#### Written task:
Retype every line from the start of the data down to and including the line with "0.179], [3.385, 0]];". Skip the pictures.

#### Material:
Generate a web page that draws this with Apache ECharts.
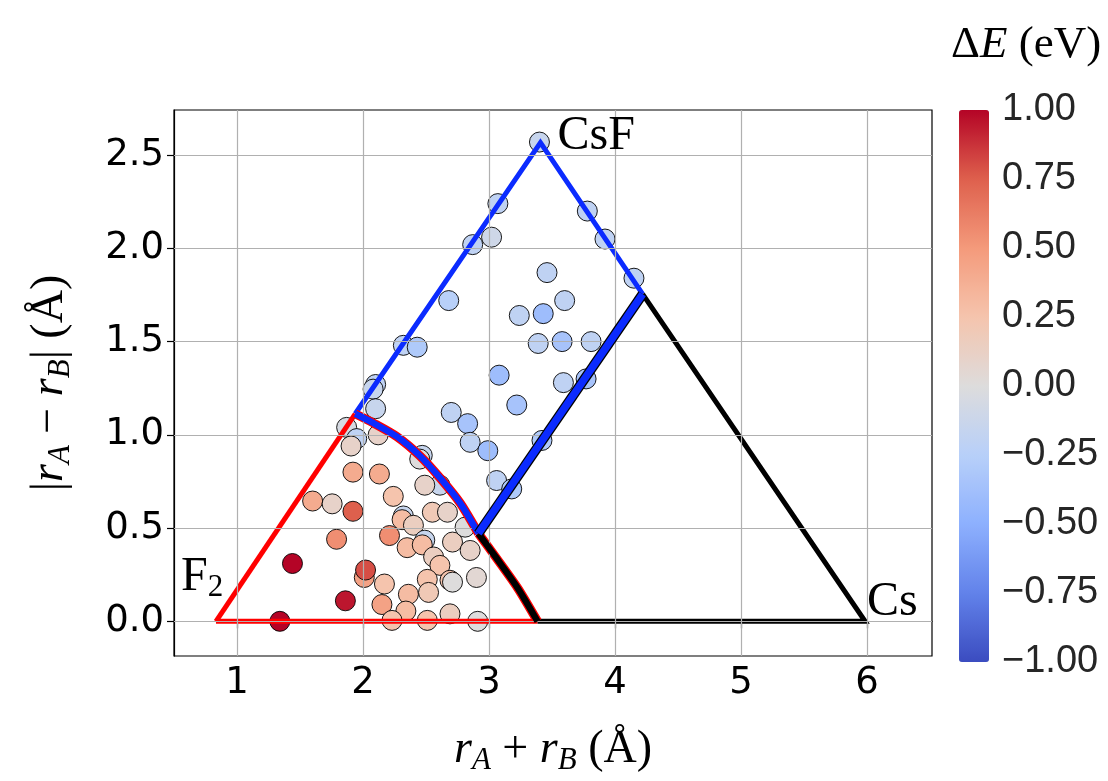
<!DOCTYPE html>
<html><head><meta charset="utf-8">
<script src="https://cdn.jsdelivr.net/npm/echarts@6/dist/echarts.min.js"></script>
<style>html,body{margin:0;padding:0;background:#fff}#c{width:1108px;height:781px}</style>
</head><body><div id="c"></div>
<script>
// ---- data ----
const xTicks = [1, 2, 3, 4, 5, 6];
const yTicks = [0, 0.5, 1, 1.5, 2, 2.5];
const cbTicks = [-1, -0.75, -0.5, -0.25, 0, 0.25, 0.5, 0.75, 1];

// vertices of the phase-diagram boundaries
const F2 = [0.833, 0];
const CsF = [3.408, 2.567];
const Cs = [5.984, 0];
const cornerTop = [1.938, 1.113];
const cornerRight = [4.219, 1.755];
const cornerMid = [2.916, 0.471];
const cornerBottom = [3.385, 0];
// curved boundary
const arcBlue = [[1.938, 1.113], [2.08, 1.064], [2.27, 0.99], [2.45, 0.888], [2.61, 0.77], [2.77, 0.635], [2.916, 0.471]];
const arcBlack = [[2.916, 0.471], [3.06, 0.338], [3.227, 0.179], [3.385, 0]];

// annotation labels
const annotNames = ['CsF', 'Cs', 'F2'];

// scatter points: [rA+rB, |rA-rB|, dE]
const points = [
  [3.40, 2.57, -0.15], [3.07, 2.24, -0.2], [3.78, 2.20, -0.2], [3.92, 2.05, -0.2],
  [3.02, 2.06, -0.1], [2.87, 2.02, -0.2], [4.15, 1.84, -0.2], [3.46, 1.87, -0.2],
  [2.68, 1.72, -0.25], [3.24, 1.64, -0.2], [3.43, 1.65, -0.4], [3.60, 1.72, -0.2],
  [3.39, 1.49, -0.2], [3.58, 1.50, -0.35], [3.81, 1.50, -0.2], [2.32, 1.48, -0.2],
  [2.43, 1.47, -0.3], [3.08, 1.32, -0.4], [3.59, 1.28, -0.2], [3.77, 1.30, -0.35],
  [2.10, 1.27, -0.2], [2.08, 1.245, -0.15], [3.22, 1.16, -0.35], [2.10, 1.14, -0.15],
  [2.70, 1.12, -0.2], [2.83, 1.06, -0.35], [2.85, 0.96, -0.2], [2.99, 0.915, -0.4],
  [3.42, 0.97, -0.3], [3.06, 0.755, -0.2], [3.18, 0.71, -0.3],
  [1.87, 1.04, -0.05], [1.95, 0.98, -0.2], [1.905, 0.94, 0.1], [2.12, 1.0, 0.1],
  [1.92, 0.80, 0.4], [2.13, 0.79, 0.4], [1.60, 0.645, 0.4], [1.755, 0.63, 0.1],
  [1.92, 0.59, 0.75], [1.79, 0.44, 0.55], [1.44, 0.31, 1.0], [2.01, 0.235, 0.45],
  [2.02, 0.275, 0.8], [1.86, 0.11, 0.95], [1.34, 0.0, 1.0], [2.17, 0.20, 0.25],
  [2.15, 0.09, 0.45], [2.21, 0.46, 0.55], [2.24, 0.67, 0.25], [2.47, 0.89, -0.15],
  [2.45, 0.87, 0.0], [2.61, 0.73, -0.15], [2.49, 0.73, 0.1], [2.32, 0.565, -0.15],
  [2.31, 0.545, 0.3], [2.40, 0.515, 0.15], [2.55, 0.585, 0.2], [2.67, 0.585, 0.1],
  [2.49, 0.435, -0.15], [2.35, 0.395, 0.3], [2.47, 0.41, 0.3], [2.56, 0.345, 0.15],
  [2.71, 0.425, 0.15], [2.81, 0.505, 0.0], [2.85, 0.38, 0.1], [2.61, 0.30, 0.25],
  [2.51, 0.225, 0.25], [2.69, 0.22, 0.25], [2.71, 0.21, 0.0], [2.90, 0.235, 0.05],
  [2.36, 0.145, 0.3], [2.52, 0.155, 0.2], [2.34, 0.055, 0.3], [2.23, 0.005, 0.25],
  [2.51, 0.005, 0.25], [2.69, 0.04, 0.15], [2.91, 0.0, 0.0]
];

const coolwarm = ['#3b4cc0', '#6282ea', '#8db0fe', '#b8d0f9', '#dddcdc', '#f5c4ad', '#f49a7b', '#de604d', '#b40426'];

// ---- chart ----
const chart = echarts.init(document.getElementById('c'), null, { renderer: 'canvas' });
const serif = 'Liberation Serif';
const minus = s => s.replace('-', '\u2212');

function lineSeries(data, color, width, z, smooth) {
  return {
    type: 'line', data: data, xAxisIndex: 0, yAxisIndex: 0,
    showSymbol: false, symbol: 'none', silent: true, z: z, animation: false,
    smooth: smooth || false,
    lineStyle: { color: color, width: width, join: 'miter', cap: 'butt' }
  };
}

function mathRich(size, sub) {
  return {
    i: { fontFamily: serif, fontStyle: 'italic', fontWeight: 'normal', fontSize: size, lineHeight: size + 6, verticalAlign: 'middle', color: '#000' },
    s: { fontFamily: serif, fontStyle: 'italic', fontWeight: 'normal', fontSize: sub, lineHeight: sub - 3, verticalAlign: 'bottom', color: '#000' },
    n: { fontFamily: serif, fontWeight: 'normal', fontSize: size, lineHeight: size + 6, verticalAlign: 'middle', color: '#000' }
  };
}

const option = {
  backgroundColor: '#fff',
  animation: false,
  title: {
    left: 946, top: 15,
    text: '{n|\u0394}{i|E}{n| (eV)}',
    textStyle: { fontWeight: 'normal', rich: mathRich(45, 30) }
  },
  grid: [
    { left: 174, top: 110, width: 758, height: 552, show: true, borderColor: '#000', borderWidth: 1.2, containLabel: false },
    { left: 959, top: 110, width: 30, height: 552, show: false, containLabel: false }
  ],
  xAxis: [
    {
      type: 'value', gridIndex: 0, min: 0.5, max: 6.515,
      axisLine: { show: true, lineStyle: { color: '#000', width: 1.2 } },
      axisTick: { show: true, customValues: xTicks, length: 7, lineStyle: { color: '#000', width: 1.2 } },
      axisLabel: { customValues: xTicks, fontSize: 37, fontFamily: 'DejaVu Sans', color: '#000', margin: 9 },
      splitLine: { show: false },
      name: '{i|r}{s|A}{n| + }{i|r}{s|B}{n| (\u00c5)}',
      nameLocation: 'middle', nameGap: 68,
      nameTextStyle: { rich: mathRich(46, 31) }
    },
    { type: 'value', gridIndex: 1, min: 0, max: 1, show: false }
  ],
  yAxis: [
    {
      type: 'value', gridIndex: 0, min: -0.186, max: 2.742,
      axisLine: { show: true, lineStyle: { color: '#000', width: 1.2 } },
      axisTick: { show: true, customValues: yTicks, length: 7, lineStyle: { color: '#000', width: 1.2 } },
      axisLabel: { customValues: yTicks, fontSize: 37, fontFamily: 'DejaVu Sans', color: '#000', margin: 10,
        formatter: v => v.toFixed(1) },
      splitLine: { show: false },
      name: '{n||}{i|r}{s|A}{n| \u2212 }{i|r}{s|B}{n|| (\u00c5)}',
      nameLocation: 'middle', nameGap: 98, nameRotate: 90,
      nameTextStyle: { rich: mathRich(46, 31) }
    },
    {
      type: 'value', gridIndex: 1, min: -1, max: 1, interval: 0.25, position: 'right',
      axisLine: { show: false }, axisTick: { show: false }, splitLine: { show: false },
      axisLabel: { fontSize: 38, fontFamily: 'Liberation Sans', color: '#262626', margin: 13,
        formatter: v => minus(v.toFixed(2)) }
    }
  ],
  visualMap: {
    type: 'continuous', min: -1, max: 1, dimension: 2, seriesIndex: 1,
    left: 959, top: 110, itemWidth: 30, itemHeight: 552, padding: 0,
    calculable: false, text: null, showLabel: false, hoverLink: false,
    inRange: { color: coolwarm }
  },
  series: [
    {
      type: 'scatter', data: [], xAxisIndex: 0, yAxisIndex: 0, z: 1, silent: true,
      markLine: {
        silent: true, symbol: ['none', 'none'], animation: false,
        label: { show: false },
        lineStyle: { color: '#b0b0b0', width: 1.2, type: 'solid' },
        emphasis: { disabled: true },
        data: xTicks.map(v => ({ xAxis: v })).concat(yTicks.map(v => ({ yAxis: v })))
      }
    },
    {
      type: 'scatter', data: points, xAxisIndex: 0, yAxisIndex: 0, z: 2,
      symbol: 'circle', symbolSize: 20, silent: true,
      itemStyle: { borderColor: '#000', borderWidth: 0.9, opacity: 1 }
    },
    lineSeries([F2, cornerTop], '#ff0000', 5, 3),
    lineSeries([F2, cornerBottom], '#ff0000', 5, 3),
    lineSeries([cornerTop, CsF, cornerRight], '#0b2bff', 5, 3),
    lineSeries([cornerRight, Cs, cornerBottom], '#000', 5, 3),
    lineSeries(arcBlue, '#ff0000', 9, 4, 0.25),
    lineSeries(arcBlack, '#ff0000', 9, 4, 0.25),
    lineSeries(arcBlue, '#0b2bff', 6.5, 5, 0.25),
    lineSeries(arcBlack, '#000', 6.5, 5, 0.25),
    lineSeries([cornerMid, cornerRight], '#000', 10, 6),
    lineSeries([cornerMid, cornerRight], '#0b2bff', 7.5, 7)
  ]
};
chart.setOption(option);

// vertex annotations, placed through the axis scales
const pCsF = chart.convertToPixel({ xAxisIndex: 0, yAxisIndex: 0 }, CsF);
const pCs = chart.convertToPixel({ xAxisIndex: 0, yAxisIndex: 0 }, Cs);
const pF2 = chart.convertToPixel({ xAxisIndex: 0, yAxisIndex: 0 }, F2);
const annFont = { fontFamily: serif, fontSize: 48, fill: '#000', textAlign: 'left', textVerticalAlign: 'middle' };
chart.setOption({
  graphic: [
    { type: 'text', z: 100, x: pCsF[0] + 17, y: pCsF[1] - 6, style: Object.assign({ text: annotNames[0] }, annFont) },
    { type: 'text', z: 100, x: pCs[0] + 2, y: pCs[1] - 19, style: Object.assign({ text: annotNames[1] }, annFont) },
    { type: 'text', z: 100, x: pF2[0] - 35, y: pF2[1] - 44, style: Object.assign({}, annFont, {
        text: '{f|F}{g|' + annotNames[2].slice(1) + '}',
        rich: {
          f: { fontFamily: serif, fontSize: 48, lineHeight: 52, verticalAlign: 'middle', fill: '#000' },
          g: { fontFamily: serif, fontSize: 31, lineHeight: 28, verticalAlign: 'bottom', fill: '#000' }
        }
      }) }
  ]
});
</script>
</body></html>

#### Output for this exercise:
Generate a web page that draws this with Apache ECharts.
<!DOCTYPE html>
<html><head><meta charset="utf-8">
<script src="https://cdn.jsdelivr.net/npm/echarts@6/dist/echarts.min.js"></script>
<style>html,body{margin:0;padding:0;background:#fff}#c{width:1108px;height:781px}</style>
</head><body><div id="c"></div>
<script>
// ---- data ----
const xTicks = [1, 2, 3, 4, 5, 6];
const yTicks = [0, 0.5, 1, 1.5, 2, 2.5];
const cbTicks = [-1, -0.75, -0.5, -0.25, 0, 0.25, 0.5, 0.75, 1];

// vertices of the phase-diagram boundaries
const F2 = [0.833, 0];
const CsF = [3.408, 2.567];
const Cs = [5.984, 0];
const cornerTop = [1.938, 1.113];
const cornerRight = [4.219, 1.755];
const cornerMid = [2.916, 0.471];
const cornerBottom = [3.385, 0];
// curved boundary
const arcBlue = [[1.938, 1.113], [2.08, 1.064], [2.27, 0.99], [2.45, 0.888], [2.61, 0.77], [2.77, 0.635], [2.916, 0.471]];
const arcBlack = [[2.916, 0.471], [3.06, 0.338], [3.227, 0.179], [3.385, 0]];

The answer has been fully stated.